====== Dataset excerpt

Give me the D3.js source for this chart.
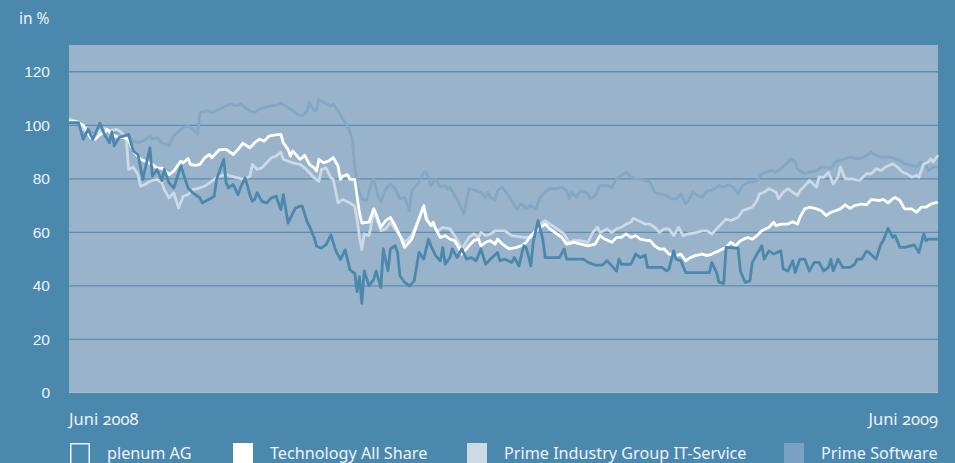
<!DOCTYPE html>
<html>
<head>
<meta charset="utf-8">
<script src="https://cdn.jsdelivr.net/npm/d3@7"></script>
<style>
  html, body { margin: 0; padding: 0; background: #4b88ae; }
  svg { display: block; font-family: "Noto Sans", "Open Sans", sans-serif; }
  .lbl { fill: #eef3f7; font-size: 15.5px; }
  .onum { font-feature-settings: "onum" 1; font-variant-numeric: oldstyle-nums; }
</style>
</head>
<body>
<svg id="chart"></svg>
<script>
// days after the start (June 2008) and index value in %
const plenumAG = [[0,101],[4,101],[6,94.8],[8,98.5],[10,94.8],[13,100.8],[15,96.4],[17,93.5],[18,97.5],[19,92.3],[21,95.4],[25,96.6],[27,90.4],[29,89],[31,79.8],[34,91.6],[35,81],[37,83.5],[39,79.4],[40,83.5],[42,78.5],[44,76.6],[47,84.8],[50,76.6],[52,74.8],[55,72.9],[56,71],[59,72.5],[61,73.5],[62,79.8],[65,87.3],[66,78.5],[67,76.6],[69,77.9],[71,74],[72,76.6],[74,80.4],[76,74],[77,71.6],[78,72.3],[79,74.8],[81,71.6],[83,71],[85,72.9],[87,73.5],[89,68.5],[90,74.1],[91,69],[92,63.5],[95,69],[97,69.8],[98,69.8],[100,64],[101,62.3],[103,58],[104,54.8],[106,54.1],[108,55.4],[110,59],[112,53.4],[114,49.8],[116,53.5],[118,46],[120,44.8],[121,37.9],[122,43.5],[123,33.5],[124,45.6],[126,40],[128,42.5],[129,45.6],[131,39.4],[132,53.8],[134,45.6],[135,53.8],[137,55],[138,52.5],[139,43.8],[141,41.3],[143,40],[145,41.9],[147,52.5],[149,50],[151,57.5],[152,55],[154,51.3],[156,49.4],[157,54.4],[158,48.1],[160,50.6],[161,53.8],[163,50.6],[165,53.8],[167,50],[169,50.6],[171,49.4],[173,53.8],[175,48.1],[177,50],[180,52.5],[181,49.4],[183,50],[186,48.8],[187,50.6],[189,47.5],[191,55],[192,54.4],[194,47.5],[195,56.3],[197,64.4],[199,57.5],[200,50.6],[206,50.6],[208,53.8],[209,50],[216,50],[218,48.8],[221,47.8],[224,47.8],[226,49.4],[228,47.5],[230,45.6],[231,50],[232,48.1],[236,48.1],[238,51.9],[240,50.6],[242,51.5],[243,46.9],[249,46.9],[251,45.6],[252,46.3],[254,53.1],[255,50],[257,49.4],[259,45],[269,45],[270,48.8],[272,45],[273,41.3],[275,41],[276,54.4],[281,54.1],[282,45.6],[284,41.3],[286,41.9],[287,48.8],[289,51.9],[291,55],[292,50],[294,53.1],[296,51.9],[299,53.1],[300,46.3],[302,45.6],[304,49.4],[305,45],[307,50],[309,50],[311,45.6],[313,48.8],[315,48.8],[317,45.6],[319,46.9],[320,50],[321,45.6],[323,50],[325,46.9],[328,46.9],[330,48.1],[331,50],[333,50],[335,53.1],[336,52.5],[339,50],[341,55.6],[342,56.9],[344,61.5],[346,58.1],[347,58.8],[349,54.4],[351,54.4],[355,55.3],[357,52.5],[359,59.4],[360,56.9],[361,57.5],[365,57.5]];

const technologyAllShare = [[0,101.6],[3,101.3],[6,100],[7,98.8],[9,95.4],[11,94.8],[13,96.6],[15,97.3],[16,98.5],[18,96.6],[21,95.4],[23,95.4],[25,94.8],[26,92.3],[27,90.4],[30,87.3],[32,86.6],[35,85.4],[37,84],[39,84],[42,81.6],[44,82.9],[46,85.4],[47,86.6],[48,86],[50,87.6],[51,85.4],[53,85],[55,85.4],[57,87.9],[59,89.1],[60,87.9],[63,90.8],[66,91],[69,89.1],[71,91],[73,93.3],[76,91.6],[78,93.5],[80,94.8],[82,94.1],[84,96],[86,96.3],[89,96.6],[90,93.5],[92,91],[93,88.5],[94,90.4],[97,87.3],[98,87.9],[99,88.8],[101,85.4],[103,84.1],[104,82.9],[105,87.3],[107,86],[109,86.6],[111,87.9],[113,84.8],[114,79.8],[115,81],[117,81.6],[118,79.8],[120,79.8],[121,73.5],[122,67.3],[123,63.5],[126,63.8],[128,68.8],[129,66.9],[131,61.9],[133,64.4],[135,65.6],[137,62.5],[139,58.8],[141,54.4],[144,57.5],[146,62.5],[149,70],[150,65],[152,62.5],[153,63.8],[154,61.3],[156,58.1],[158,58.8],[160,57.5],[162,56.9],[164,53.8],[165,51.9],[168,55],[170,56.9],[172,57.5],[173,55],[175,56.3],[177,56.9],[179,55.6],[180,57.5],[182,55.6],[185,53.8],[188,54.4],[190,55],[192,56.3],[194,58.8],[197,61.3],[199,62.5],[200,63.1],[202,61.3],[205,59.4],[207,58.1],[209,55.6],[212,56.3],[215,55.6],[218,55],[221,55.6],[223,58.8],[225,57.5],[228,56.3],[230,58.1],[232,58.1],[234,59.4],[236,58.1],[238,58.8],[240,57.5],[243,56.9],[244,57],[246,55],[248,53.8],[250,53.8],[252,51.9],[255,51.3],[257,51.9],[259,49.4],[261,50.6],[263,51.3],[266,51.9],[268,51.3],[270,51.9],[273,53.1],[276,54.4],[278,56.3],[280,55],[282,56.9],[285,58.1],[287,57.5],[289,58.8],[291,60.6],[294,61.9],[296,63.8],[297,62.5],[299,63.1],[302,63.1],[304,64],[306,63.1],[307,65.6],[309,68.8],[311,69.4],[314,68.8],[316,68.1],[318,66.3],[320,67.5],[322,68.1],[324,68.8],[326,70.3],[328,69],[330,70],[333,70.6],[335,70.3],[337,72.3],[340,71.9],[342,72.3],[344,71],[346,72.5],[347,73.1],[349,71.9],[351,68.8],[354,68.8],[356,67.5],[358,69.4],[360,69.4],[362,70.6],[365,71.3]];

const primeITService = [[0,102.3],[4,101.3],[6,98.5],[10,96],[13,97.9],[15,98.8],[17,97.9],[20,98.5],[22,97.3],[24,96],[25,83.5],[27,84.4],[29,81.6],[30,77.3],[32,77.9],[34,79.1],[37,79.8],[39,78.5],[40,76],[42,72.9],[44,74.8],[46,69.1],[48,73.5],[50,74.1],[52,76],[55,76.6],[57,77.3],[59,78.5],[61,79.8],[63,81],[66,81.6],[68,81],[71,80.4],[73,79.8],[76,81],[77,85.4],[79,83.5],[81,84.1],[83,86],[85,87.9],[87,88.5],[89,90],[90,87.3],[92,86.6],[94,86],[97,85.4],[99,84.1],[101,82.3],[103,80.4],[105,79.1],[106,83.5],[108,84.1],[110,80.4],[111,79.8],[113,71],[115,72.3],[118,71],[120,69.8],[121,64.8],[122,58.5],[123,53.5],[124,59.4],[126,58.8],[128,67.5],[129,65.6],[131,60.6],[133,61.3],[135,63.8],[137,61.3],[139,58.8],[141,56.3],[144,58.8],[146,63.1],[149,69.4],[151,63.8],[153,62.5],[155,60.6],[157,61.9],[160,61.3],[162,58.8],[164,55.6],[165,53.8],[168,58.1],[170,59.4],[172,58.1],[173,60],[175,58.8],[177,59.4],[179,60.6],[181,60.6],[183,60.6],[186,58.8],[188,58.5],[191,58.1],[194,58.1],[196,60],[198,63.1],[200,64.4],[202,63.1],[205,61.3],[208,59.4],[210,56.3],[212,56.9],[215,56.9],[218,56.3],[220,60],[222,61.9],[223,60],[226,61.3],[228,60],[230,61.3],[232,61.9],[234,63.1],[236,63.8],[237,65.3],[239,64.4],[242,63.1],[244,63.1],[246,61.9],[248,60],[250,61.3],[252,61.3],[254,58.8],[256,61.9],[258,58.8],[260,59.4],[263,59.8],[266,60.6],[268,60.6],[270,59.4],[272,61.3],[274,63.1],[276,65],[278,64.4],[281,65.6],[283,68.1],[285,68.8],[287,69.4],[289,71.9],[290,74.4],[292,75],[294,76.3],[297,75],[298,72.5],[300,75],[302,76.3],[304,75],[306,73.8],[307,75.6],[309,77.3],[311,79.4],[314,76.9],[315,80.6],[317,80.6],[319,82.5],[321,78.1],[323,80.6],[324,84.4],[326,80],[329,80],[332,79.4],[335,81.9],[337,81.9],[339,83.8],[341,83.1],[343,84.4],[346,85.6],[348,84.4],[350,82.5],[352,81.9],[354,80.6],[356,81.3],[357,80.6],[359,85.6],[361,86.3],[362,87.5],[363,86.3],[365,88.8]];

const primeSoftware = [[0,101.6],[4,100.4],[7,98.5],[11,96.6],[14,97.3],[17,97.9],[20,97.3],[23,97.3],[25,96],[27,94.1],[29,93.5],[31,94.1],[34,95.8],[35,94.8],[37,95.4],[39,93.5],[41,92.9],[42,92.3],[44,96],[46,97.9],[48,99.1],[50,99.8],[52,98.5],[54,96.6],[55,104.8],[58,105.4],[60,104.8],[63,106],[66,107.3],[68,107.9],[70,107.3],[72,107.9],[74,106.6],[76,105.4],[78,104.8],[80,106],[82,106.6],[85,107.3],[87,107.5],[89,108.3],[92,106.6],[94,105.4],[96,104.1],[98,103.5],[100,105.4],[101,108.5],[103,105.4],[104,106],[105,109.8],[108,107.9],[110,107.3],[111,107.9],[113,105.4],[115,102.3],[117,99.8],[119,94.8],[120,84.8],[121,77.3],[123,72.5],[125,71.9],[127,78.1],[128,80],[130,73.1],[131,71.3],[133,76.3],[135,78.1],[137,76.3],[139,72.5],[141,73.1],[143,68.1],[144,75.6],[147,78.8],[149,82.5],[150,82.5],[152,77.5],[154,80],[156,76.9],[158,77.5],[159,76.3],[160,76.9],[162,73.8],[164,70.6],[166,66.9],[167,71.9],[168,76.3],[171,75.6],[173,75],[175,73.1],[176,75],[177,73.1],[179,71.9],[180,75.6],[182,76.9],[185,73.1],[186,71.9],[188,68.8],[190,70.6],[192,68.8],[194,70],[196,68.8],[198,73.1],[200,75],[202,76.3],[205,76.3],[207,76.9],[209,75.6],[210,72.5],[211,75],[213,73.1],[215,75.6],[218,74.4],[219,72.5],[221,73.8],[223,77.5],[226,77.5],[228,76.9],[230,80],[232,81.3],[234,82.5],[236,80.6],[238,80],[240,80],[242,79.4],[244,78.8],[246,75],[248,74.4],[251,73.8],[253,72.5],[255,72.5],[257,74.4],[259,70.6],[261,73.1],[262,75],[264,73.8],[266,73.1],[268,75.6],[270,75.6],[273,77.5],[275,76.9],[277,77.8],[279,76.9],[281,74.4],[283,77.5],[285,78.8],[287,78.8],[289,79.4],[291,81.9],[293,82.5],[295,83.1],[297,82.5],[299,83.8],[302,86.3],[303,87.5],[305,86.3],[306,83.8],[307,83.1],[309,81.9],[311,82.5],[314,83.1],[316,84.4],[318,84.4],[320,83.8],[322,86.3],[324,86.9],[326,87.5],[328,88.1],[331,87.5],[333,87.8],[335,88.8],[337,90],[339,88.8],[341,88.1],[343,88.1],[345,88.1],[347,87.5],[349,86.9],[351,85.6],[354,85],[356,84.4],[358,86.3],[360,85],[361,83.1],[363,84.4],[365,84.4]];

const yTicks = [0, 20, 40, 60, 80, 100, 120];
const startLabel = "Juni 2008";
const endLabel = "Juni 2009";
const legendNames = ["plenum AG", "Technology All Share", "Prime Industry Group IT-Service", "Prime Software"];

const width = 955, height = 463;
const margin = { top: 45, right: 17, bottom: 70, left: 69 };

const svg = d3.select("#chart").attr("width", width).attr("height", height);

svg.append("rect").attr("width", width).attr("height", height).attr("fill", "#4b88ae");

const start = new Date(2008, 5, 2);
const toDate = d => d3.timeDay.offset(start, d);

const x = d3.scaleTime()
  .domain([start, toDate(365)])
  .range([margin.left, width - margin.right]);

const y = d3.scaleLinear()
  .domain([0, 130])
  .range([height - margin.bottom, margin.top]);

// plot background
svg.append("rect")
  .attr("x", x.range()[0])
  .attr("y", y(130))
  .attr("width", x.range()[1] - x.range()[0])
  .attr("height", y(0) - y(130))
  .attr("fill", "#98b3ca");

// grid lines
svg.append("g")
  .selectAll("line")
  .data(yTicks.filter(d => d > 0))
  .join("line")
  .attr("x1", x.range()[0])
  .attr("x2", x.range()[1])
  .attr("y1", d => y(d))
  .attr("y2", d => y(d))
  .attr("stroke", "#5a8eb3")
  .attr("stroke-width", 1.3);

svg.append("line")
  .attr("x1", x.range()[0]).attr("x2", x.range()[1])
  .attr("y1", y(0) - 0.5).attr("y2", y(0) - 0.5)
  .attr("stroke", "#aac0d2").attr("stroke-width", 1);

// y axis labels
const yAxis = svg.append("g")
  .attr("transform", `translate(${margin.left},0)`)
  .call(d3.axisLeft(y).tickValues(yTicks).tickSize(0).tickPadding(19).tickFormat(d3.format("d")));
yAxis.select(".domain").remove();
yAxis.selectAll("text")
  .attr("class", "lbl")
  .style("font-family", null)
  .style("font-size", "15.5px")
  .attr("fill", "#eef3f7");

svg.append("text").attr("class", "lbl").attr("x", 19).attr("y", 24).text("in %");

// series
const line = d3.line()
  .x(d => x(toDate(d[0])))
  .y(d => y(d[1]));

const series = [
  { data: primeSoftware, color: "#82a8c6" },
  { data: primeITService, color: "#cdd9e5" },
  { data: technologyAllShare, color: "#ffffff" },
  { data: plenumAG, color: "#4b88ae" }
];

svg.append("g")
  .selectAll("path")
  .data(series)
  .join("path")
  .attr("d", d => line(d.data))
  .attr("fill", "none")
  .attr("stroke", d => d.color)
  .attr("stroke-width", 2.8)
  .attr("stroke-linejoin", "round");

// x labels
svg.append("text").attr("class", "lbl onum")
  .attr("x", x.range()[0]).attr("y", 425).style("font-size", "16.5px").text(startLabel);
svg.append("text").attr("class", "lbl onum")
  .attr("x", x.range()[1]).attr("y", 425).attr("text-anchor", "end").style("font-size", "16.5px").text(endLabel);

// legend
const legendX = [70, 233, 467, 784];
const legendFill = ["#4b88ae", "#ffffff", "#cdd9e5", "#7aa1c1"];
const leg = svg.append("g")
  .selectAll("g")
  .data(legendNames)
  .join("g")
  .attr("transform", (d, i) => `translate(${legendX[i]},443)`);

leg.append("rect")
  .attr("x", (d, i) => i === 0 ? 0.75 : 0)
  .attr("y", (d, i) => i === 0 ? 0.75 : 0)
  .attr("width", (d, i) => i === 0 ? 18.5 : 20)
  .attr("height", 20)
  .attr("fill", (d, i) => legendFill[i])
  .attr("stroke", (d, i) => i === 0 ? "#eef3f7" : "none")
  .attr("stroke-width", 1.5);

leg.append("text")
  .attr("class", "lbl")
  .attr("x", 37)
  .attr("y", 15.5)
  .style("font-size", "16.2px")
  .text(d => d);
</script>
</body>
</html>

============

• **Goal**: From the listing, copy each line containing the word "chart".

• **Full response**:
Give me the D3.js source for this chart.
<svg id="chart"></svg>
const svg = d3.select("#chart").attr("width", width).attr("height", height);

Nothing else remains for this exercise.